Верю – не верю | страница 58



От его голоса завозились и другие, стали потягиваться и ворчать.

– Почему у вас тут все зеленое, я давно хотела спросить? – зевая и растирая щеки руками, протянула сильно накрашенная брюнетка. – Просто ужас какой-то, из-за этого у меня ужасный цвет лица.

Единственная дама в компании джентльменов, наверное, ждала от них галантного опровержения своих опасений, но – увы.

– Гы-ы! У нас у всех, блин, ужасный, – захохотал парень в спортивном костюме. – И не от этого… как ты там сказал?

– Грига, Эдварда Грига, – поспешно ответил пианист.

– Ну, короче, не от этого, дорогуша, а сама знаешь от чего! – закончил парень, иронически рассматривая брюнетку.

Дама обиженно отвернулась.

– Зеленый цвет используется при лечении нервных болезней, – сообщил пианист. – Он помогает больному… то есть человеку контролировать свои поступки. Вот поэтому и зеленое…

– Слушай, – прервал его парень, – а в эти погремушки, как их? Будем стучать?

– Маракасы, – терпеливо поправил пианист. – Будем. Композитор Равель. «Болеро». Отрывок.

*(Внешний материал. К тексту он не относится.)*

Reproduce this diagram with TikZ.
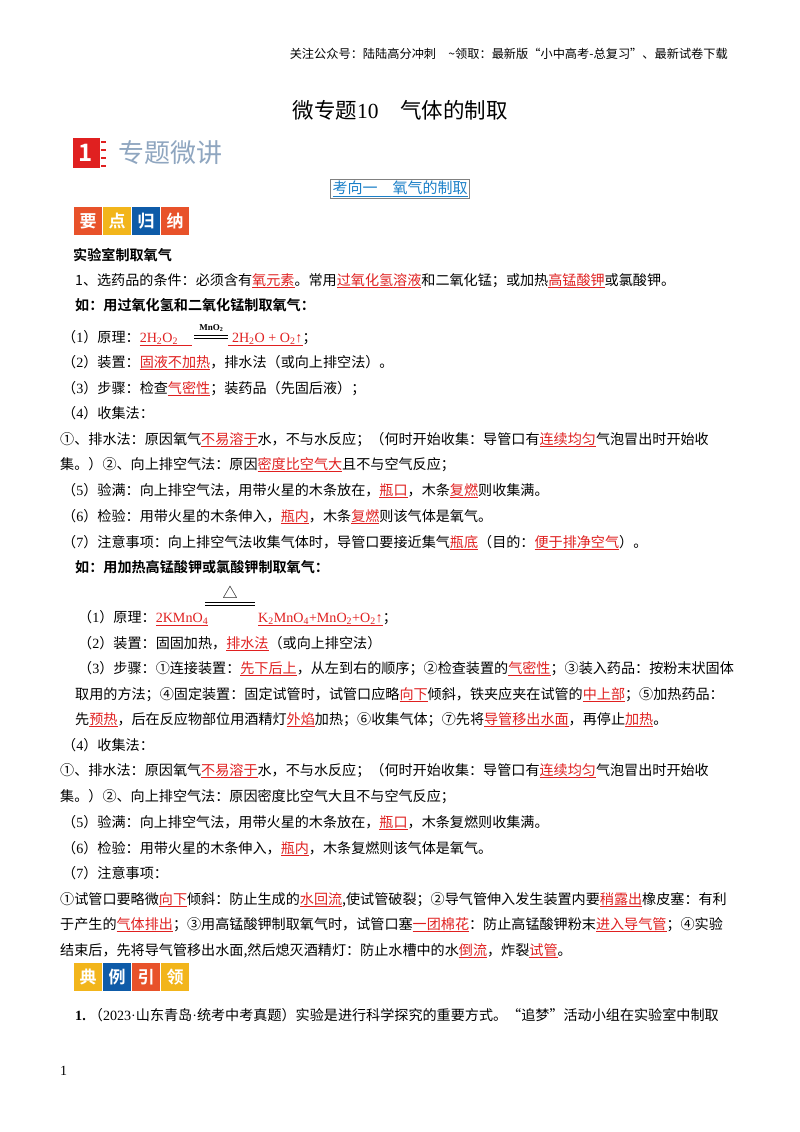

Зеленые люди, оживившись, разобрали лежавшие на столике с оливкового цвета столешницей маракасы и приготовились аккомпанировать.

«Болеро» в отличие от «Лирических пьес» Грига воспринималось гораздо живее.

– Послушайте… Как вас? Вадим… можно без отчества? – Окончательно проснувшаяся брюнетка блестела глазками и была полна энтузиазма. – А отчего вы все классику играете? Нет, я помню, нам объясняли, но ведь сколько можно – который день уже. Ведь не все же любят классику. А вот вы, например, романс можете сыграть? Нет?

– Могу, – смутился пианист. – Конечно, отчего же…

– Ну так давайте! – И брюнетка, не дожидаясь его согласия, затянула неожиданно низким голосом, пересев на спинку соседнего кресла и кокетливо поглядывая на сидевшего в нем двухметрового мрачного дядьку, который, казалось, и говорить-то не умеет: – Гляа-адя на луч пурпурна-ава зака-ата, ста-аяли вы на берегу-у Невы-ы…

– Вы руку жали мне-е, промчался без возвра-ата тот сладкий миг, его забы-ыли вы! – неожиданно подхватил детина, и в его крохотных темных глазках промелькнул оттенок смысла.

– Зачем же так любить меня кляли-ись вы?! – наддала брюнетка и отчаянно замахала пианисту, мол, давай, чего сидишь, как пень. – Ба-аясь суда, ба-аясь людской ма-алвы…

Остальные тоже посмотрели укоризненно – у людей душа поет, а ты подыграть не можешь? И пианист, тяжело вздохнув, положил руки на клавиатуру.

Допели, отдышались. Брюнетка смотрела на верзилу влюбленными глазами.